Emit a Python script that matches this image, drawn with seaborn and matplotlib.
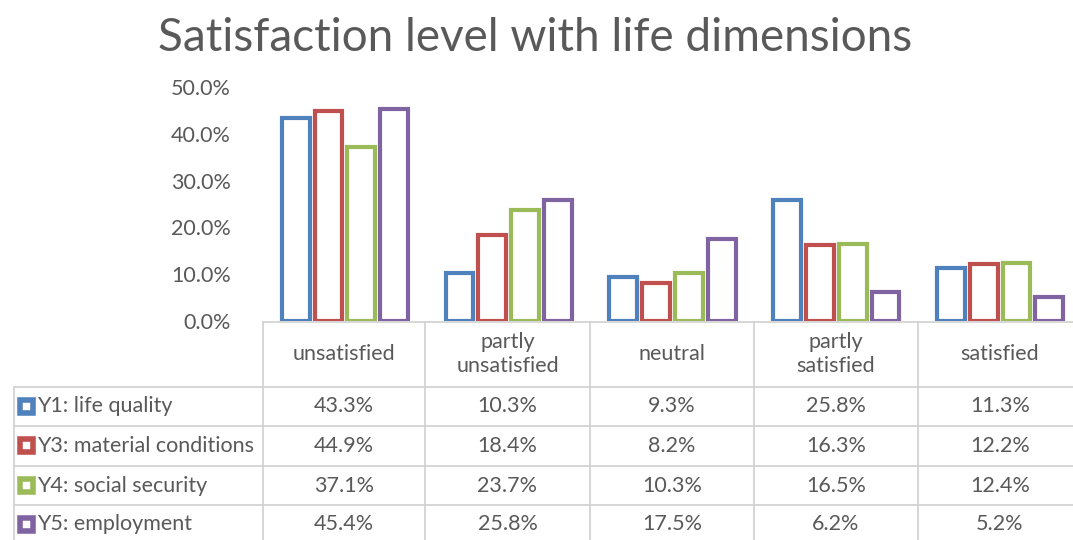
import pandas as pd
import seaborn as sns
import matplotlib.pyplot as plt
from matplotlib.lines import Line2D
from matplotlib.patches import Rectangle
from matplotlib.ticker import PercentFormatter

categories = ['unsatisfied', 'partly\nunsatisfied', 'neutral', 'partly\nsatisfied', 'satisfied']
series = ['Y1: life quality', 'Y3: material conditions', 'Y4: social security', 'Y5: employment']
life_quality = [43.3, 10.3, 9.3, 25.8, 11.3]
material_conditions = [44.9, 18.4, 8.2, 16.3, 12.2]
social_security = [37.1, 23.7, 10.3, 16.5, 12.4]
employment = [45.4, 25.8, 17.5, 6.2, 5.2]
colors = ['#4F81BD', '#C0504D', '#9BBB59', '#8064A2']

values = [life_quality, material_conditions, social_security, employment]
rows = []
for name, vals in zip(series, values):
    for cat, v in zip(categories, vals):
        rows.append({'category': cat, 'series': name, 'value': v})
df = pd.DataFrame(rows)

sns.set_style('white')
plt.rcParams['font.family'] = ['Lato', 'DejaVu Sans']
text_color = '#595959'
grid_color = '#D0D0D0'
fs = 15.5

W, H = 1073, 540
fig = plt.figure(figsize=(W / 100, H / 100), dpi=100)

# plot area in pixels: x 263..1082, y 87 (50%)..321 (0%)
ax = fig.add_axes([263 / W, 1 - 321 / H, (1082 - 263) / W, (321 - 87) / H])
sns.barplot(data=df, x='category', y='value', hue='series', palette=colors,
            fill=False, gap=0.15, linewidth=3.0, ax=ax, legend=False)
ax.set_ylim(0, 50)
ax.set_xlim(-0.5, 4.5)
ax.set_yticks([0, 10, 20, 30, 40, 50])
ax.yaxis.set_major_formatter(PercentFormatter(decimals=1))
ax.tick_params(axis='y', labelsize=fs, labelcolor=text_color, length=0, pad=23)
ax.set_xticks([])
ax.set_xlabel('')
ax.set_ylabel('')
for s in ax.spines.values():
    s.set_visible(False)

fig.text(535 / W, 1 - 38 / H, 'Satisfaction level with life dimensions',
         ha='center', va='center', fontsize=33, color=text_color)


def px(x, y):
    return x / W, 1 - y / H


def hline(x0, x1, y):
    fig.add_artist(Line2D([x0 / W, x1 / W], [1 - y / H, 1 - y / H],
                          color=grid_color, lw=1.2))


def vline(x, y0, y1):
    fig.add_artist(Line2D([x / W, x / W], [1 - y0 / H, 1 - y1 / H],
                          color=grid_color, lw=1.2))


col_edges = [263, 425, 590, 754, 918, 1082]
row_edges = [387, 426, 466, 505, 544]

hline(263, 1082, 322)
for y in row_edges:
    hline(14, 1082, y)
for x in col_edges:
    vline(x, 322, 544)
vline(14, 387, 544)

for i, cat in enumerate(categories):
    cx = (col_edges[i] + col_edges[i + 1]) / 2
    fig.text(*px(cx, 354), cat, ha='center', va='center', fontsize=fs,
             color=text_color, linespacing=1.25)

for r, (name, vals, c) in enumerate(zip(series, values, colors)):
    cy = (row_edges[r] + row_edges[r + 1]) / 2
    fig.add_artist(Rectangle(px(20, cy + 6), 13 / W, 13 / H,
                             facecolor='white', edgecolor=c, lw=4.0,
                             transform=fig.transFigure))
    fig.text(*px(37, cy), name, ha='left', va='center', fontsize=fs, color=text_color)
    for i, v in enumerate(vals):
        cx = (col_edges[i] + col_edges[i + 1]) / 2
        fig.text(*px(cx, cy), f'{v:.1f}%', ha='center', va='center',
                 fontsize=fs, color=text_color)

fig.savefig('out.png', dpi=100)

....

### Exercise goal
Exactly as written, please give again the lines from the beginning of the listing through the line containing "colors = ['#4F81BD', '#C0504D', '#9BBB59', '#8064A2']", inclusive, without any pictures.

### Answer to the task
Emit a Python script that matches this image, drawn with seaborn and matplotlib.
import pandas as pd
import seaborn as sns
import matplotlib.pyplot as plt
from matplotlib.lines import Line2D
from matplotlib.patches import Rectangle
from matplotlib.ticker import PercentFormatter

categories = ['unsatisfied', 'partly\nunsatisfied', 'neutral', 'partly\nsatisfied', 'satisfied']
series = ['Y1: life quality', 'Y3: material conditions', 'Y4: social security', 'Y5: employment']
life_quality = [43.3, 10.3, 9.3, 25.8, 11.3]
material_conditions = [44.9, 18.4, 8.2, 16.3, 12.2]
social_security = [37.1, 23.7, 10.3, 16.5, 12.4]
employment = [45.4, 25.8, 17.5, 6.2, 5.2]
colors = ['#4F81BD', '#C0504D', '#9BBB59', '#8064A2']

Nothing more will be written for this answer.